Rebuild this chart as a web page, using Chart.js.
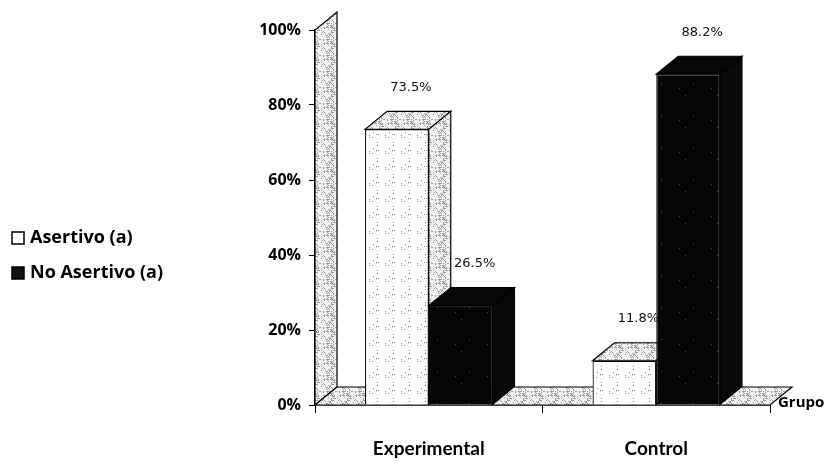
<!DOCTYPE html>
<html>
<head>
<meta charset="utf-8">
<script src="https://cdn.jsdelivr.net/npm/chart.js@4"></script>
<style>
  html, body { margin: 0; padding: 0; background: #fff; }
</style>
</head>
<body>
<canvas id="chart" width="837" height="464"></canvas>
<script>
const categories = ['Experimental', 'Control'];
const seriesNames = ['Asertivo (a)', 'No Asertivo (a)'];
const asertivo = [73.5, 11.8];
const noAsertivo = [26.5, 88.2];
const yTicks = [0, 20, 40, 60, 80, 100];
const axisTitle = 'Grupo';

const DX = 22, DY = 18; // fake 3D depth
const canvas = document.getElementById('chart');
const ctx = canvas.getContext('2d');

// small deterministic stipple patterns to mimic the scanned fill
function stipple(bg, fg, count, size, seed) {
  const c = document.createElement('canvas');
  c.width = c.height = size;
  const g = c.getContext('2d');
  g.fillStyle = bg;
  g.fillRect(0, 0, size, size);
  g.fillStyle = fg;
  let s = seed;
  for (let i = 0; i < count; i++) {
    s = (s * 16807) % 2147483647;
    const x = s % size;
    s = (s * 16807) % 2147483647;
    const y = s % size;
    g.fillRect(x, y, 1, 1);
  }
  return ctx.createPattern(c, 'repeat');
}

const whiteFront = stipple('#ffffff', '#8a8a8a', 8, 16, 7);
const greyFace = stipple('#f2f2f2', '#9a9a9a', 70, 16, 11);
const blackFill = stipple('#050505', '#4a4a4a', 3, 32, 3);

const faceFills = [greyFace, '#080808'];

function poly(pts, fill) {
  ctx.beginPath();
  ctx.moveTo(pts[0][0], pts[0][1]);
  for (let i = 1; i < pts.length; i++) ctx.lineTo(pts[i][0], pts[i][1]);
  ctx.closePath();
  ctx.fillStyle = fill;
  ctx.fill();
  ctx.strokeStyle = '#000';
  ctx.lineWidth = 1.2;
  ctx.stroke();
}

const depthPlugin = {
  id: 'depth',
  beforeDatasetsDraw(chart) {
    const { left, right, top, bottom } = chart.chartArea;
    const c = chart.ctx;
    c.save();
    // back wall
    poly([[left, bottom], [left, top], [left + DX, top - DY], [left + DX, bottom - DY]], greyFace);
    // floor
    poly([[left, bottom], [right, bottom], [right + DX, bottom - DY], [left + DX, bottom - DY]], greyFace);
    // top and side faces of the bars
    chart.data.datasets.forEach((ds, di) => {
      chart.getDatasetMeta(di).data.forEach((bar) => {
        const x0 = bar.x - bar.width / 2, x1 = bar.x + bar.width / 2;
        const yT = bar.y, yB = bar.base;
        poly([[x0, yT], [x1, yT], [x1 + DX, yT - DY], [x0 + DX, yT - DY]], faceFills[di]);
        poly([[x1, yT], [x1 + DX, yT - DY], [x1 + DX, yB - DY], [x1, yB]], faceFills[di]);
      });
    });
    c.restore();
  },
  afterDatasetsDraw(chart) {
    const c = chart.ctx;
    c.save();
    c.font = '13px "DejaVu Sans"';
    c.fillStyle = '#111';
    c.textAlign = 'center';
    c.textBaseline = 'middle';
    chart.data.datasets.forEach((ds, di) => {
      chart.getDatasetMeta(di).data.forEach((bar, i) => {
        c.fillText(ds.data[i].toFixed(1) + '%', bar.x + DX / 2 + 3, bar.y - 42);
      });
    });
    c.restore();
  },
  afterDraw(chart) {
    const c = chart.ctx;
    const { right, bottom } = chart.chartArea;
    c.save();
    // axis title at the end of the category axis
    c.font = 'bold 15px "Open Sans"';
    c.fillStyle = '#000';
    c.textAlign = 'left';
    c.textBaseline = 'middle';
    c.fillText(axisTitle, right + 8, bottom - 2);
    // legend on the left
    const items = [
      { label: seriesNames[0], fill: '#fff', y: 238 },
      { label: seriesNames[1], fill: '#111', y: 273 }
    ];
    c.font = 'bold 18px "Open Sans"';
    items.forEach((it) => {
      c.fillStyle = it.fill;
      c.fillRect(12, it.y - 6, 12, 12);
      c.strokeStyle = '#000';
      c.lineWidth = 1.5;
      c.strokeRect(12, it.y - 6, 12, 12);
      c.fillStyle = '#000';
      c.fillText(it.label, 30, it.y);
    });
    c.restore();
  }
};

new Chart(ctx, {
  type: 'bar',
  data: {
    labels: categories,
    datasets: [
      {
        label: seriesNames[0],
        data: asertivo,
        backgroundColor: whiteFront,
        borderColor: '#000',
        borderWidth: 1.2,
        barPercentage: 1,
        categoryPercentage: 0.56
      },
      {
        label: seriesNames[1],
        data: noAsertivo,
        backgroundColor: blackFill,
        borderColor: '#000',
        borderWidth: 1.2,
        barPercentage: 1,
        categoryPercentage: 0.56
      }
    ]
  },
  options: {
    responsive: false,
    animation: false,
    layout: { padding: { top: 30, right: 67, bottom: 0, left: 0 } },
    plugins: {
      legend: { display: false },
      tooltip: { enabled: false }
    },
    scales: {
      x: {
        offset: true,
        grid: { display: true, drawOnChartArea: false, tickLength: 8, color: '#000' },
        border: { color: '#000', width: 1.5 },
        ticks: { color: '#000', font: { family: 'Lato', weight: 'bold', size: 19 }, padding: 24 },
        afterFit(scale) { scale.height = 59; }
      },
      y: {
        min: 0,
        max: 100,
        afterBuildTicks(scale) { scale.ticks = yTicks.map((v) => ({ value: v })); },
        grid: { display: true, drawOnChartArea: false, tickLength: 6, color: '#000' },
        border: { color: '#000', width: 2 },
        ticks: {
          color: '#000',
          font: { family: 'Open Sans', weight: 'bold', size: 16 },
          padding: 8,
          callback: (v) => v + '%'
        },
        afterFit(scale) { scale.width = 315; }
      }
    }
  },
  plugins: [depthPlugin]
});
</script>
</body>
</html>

====================

**Task description:**
Repeat, word for word and with no pictures, only the lines running from the beginning of the data to the line that contains "const ctx = canvas.getContext('2d');".

**Response to this task:**
Rebuild this chart as a web page, using Chart.js.
<!DOCTYPE html>
<html>
<head>
<meta charset="utf-8">
<script src="https://cdn.jsdelivr.net/npm/chart.js@4"></script>
<style>
  html, body { margin: 0; padding: 0; background: #fff; }
</style>
</head>
<body>
<canvas id="chart" width="837" height="464"></canvas>
<script>
const categories = ['Experimental', 'Control'];
const seriesNames = ['Asertivo (a)', 'No Asertivo (a)'];
const asertivo = [73.5, 11.8];
const noAsertivo = [26.5, 88.2];
const yTicks = [0, 20, 40, 60, 80, 100];
const axisTitle = 'Grupo';

const DX = 22, DY = 18; // fake 3D depth
const canvas = document.getElementById('chart');
const ctx = canvas.getContext('2d');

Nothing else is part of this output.